» Objective
Start at the top of the records and, please, print each line exactly through the line that contains "const breakStart = -70, breakEnd = -25;", leaving out all pictures.

Rows from a dataset:
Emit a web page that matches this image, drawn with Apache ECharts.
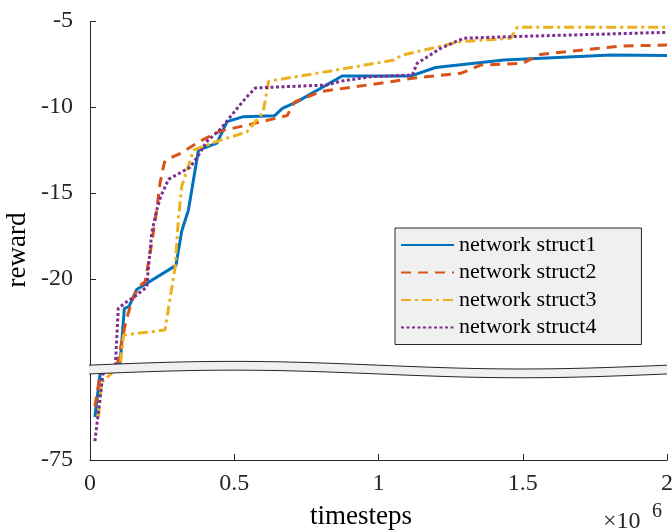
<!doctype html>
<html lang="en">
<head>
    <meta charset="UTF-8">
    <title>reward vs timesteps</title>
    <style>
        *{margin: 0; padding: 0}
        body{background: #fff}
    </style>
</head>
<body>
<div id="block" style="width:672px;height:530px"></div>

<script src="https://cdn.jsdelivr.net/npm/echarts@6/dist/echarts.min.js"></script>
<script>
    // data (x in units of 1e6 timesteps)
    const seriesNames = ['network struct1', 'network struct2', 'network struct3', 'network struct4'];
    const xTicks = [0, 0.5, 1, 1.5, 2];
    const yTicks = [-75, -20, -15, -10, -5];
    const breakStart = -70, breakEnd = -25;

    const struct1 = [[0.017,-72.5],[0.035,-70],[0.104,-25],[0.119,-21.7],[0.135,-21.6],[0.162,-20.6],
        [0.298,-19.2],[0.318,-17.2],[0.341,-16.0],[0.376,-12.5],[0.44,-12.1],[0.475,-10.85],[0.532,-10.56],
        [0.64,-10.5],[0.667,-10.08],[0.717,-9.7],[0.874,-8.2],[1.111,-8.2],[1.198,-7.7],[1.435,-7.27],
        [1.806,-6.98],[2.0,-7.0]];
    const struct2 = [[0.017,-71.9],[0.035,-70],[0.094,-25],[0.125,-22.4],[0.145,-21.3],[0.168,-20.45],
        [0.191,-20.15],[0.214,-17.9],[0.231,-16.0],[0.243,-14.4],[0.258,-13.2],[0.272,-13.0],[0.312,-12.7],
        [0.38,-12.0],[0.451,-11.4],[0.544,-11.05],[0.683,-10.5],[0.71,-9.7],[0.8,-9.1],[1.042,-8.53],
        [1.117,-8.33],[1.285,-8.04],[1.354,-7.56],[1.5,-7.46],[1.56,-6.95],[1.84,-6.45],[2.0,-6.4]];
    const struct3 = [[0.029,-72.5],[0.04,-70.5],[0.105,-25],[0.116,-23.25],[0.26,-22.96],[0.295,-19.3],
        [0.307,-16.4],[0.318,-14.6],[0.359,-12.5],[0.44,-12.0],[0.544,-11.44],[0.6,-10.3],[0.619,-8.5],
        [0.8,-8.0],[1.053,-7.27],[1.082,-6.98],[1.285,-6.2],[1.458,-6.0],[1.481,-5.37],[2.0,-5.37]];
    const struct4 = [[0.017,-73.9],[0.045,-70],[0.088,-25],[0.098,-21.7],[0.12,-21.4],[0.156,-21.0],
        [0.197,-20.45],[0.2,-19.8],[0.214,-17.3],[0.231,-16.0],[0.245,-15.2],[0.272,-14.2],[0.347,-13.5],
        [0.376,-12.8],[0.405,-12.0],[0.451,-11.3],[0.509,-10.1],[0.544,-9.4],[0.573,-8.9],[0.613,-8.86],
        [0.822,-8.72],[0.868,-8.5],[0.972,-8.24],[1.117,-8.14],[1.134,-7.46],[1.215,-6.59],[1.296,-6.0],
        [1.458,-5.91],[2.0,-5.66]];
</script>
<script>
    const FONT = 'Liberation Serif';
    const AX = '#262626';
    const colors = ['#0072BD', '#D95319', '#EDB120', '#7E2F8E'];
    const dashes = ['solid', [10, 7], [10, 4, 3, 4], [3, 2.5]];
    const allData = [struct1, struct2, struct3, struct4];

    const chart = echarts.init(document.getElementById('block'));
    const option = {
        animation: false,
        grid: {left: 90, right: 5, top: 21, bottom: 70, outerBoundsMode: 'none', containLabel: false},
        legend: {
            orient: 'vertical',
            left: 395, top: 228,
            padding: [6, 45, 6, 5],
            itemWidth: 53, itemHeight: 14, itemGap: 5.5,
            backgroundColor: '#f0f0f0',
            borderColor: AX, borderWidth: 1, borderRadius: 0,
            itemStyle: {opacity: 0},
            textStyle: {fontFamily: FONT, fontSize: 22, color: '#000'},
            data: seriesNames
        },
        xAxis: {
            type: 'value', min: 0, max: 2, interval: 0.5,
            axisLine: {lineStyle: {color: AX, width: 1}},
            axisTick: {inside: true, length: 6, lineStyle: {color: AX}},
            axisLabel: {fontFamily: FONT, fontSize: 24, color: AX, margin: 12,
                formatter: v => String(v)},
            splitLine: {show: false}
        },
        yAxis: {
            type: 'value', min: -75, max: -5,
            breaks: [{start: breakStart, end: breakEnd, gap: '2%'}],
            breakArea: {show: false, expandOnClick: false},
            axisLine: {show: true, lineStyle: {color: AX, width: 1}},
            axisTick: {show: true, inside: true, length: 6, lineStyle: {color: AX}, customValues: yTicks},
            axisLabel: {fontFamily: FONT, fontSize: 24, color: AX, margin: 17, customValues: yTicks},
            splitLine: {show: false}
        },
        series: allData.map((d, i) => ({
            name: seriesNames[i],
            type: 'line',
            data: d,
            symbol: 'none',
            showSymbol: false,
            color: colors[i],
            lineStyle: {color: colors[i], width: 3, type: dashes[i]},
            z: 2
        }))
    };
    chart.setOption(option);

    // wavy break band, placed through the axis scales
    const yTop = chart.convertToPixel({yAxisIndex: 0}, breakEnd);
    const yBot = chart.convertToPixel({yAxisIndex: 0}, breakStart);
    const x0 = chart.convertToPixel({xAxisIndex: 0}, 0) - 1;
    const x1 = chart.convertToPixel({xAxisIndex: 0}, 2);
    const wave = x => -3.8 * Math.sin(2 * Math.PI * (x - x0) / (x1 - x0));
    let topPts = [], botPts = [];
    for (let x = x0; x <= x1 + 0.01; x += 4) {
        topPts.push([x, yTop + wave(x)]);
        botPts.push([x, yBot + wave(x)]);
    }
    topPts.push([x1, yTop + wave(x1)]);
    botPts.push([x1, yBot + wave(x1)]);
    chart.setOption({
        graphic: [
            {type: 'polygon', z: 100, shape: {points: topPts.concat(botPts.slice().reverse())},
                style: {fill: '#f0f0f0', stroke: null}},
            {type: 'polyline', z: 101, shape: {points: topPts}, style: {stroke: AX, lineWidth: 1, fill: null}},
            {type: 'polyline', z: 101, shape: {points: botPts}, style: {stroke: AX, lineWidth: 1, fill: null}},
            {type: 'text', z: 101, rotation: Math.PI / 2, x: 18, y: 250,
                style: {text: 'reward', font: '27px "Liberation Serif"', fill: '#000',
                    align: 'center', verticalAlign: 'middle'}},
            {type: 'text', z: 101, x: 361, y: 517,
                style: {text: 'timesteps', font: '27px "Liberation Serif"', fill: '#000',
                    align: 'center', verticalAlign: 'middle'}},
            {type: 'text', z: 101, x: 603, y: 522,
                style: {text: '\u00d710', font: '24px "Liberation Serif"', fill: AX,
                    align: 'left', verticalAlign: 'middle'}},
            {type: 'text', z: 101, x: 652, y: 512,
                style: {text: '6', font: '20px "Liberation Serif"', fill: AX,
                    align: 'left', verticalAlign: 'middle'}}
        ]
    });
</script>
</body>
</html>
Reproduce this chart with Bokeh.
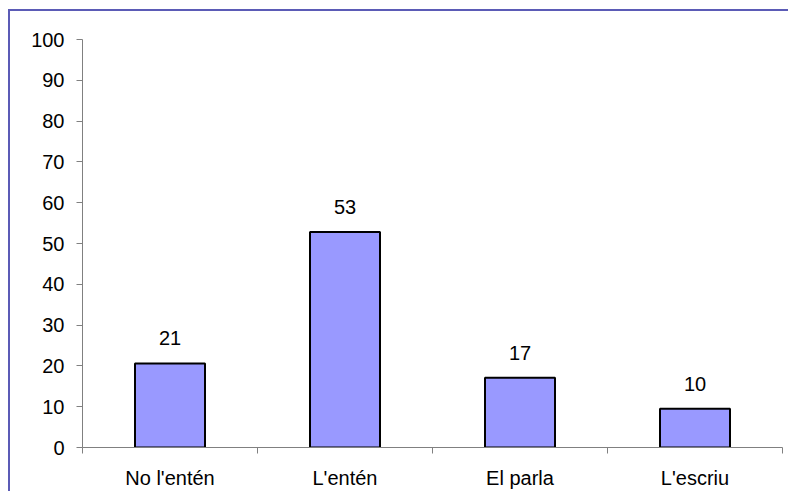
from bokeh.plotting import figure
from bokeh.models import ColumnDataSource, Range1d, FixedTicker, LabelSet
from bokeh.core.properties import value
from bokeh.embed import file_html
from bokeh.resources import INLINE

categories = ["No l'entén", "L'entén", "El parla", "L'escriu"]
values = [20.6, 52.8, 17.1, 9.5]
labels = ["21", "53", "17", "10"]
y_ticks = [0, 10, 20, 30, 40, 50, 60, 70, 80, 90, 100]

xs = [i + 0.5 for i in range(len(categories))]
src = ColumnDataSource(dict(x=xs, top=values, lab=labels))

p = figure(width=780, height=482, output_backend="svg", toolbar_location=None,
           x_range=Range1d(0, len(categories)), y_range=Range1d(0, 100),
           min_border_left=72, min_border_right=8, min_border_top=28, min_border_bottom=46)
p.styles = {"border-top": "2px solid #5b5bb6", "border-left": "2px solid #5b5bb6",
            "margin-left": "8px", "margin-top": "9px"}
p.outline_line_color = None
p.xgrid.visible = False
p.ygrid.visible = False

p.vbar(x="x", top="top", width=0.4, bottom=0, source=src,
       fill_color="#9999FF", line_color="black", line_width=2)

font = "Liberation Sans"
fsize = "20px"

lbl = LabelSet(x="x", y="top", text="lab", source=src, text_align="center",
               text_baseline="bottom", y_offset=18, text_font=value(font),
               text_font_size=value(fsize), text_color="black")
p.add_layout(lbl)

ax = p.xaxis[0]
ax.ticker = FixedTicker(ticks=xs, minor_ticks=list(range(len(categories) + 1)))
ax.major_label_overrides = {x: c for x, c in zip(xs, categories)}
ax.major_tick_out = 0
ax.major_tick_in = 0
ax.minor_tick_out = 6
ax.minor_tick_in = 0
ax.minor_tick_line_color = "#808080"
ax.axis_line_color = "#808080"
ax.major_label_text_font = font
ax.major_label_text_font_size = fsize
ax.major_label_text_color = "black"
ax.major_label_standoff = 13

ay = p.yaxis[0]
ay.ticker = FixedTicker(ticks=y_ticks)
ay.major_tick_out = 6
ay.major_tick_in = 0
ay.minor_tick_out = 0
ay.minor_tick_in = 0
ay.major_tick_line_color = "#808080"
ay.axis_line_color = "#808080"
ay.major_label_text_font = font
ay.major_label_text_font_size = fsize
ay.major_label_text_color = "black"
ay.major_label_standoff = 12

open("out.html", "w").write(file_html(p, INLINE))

» Exercise output
Emit a web page that matches this image, drawn with Apache ECharts.
<!doctype html>
<html lang="en">
<head>
    <meta charset="UTF-8">
    <title>reward vs timesteps</title>
    <style>
        *{margin: 0; padding: 0}
        body{background: #fff}
    </style>
</head>
<body>
<div id="block" style="width:672px;height:530px"></div>

<script src="https://cdn.jsdelivr.net/npm/echarts@6/dist/echarts.min.js"></script>
<script>
    // data (x in units of 1e6 timesteps)
    const seriesNames = ['network struct1', 'network struct2', 'network struct3', 'network struct4'];
    const xTicks = [0, 0.5, 1, 1.5, 2];
    const yTicks = [-75, -20, -15, -10, -5];
    const breakStart = -70, breakEnd = -25;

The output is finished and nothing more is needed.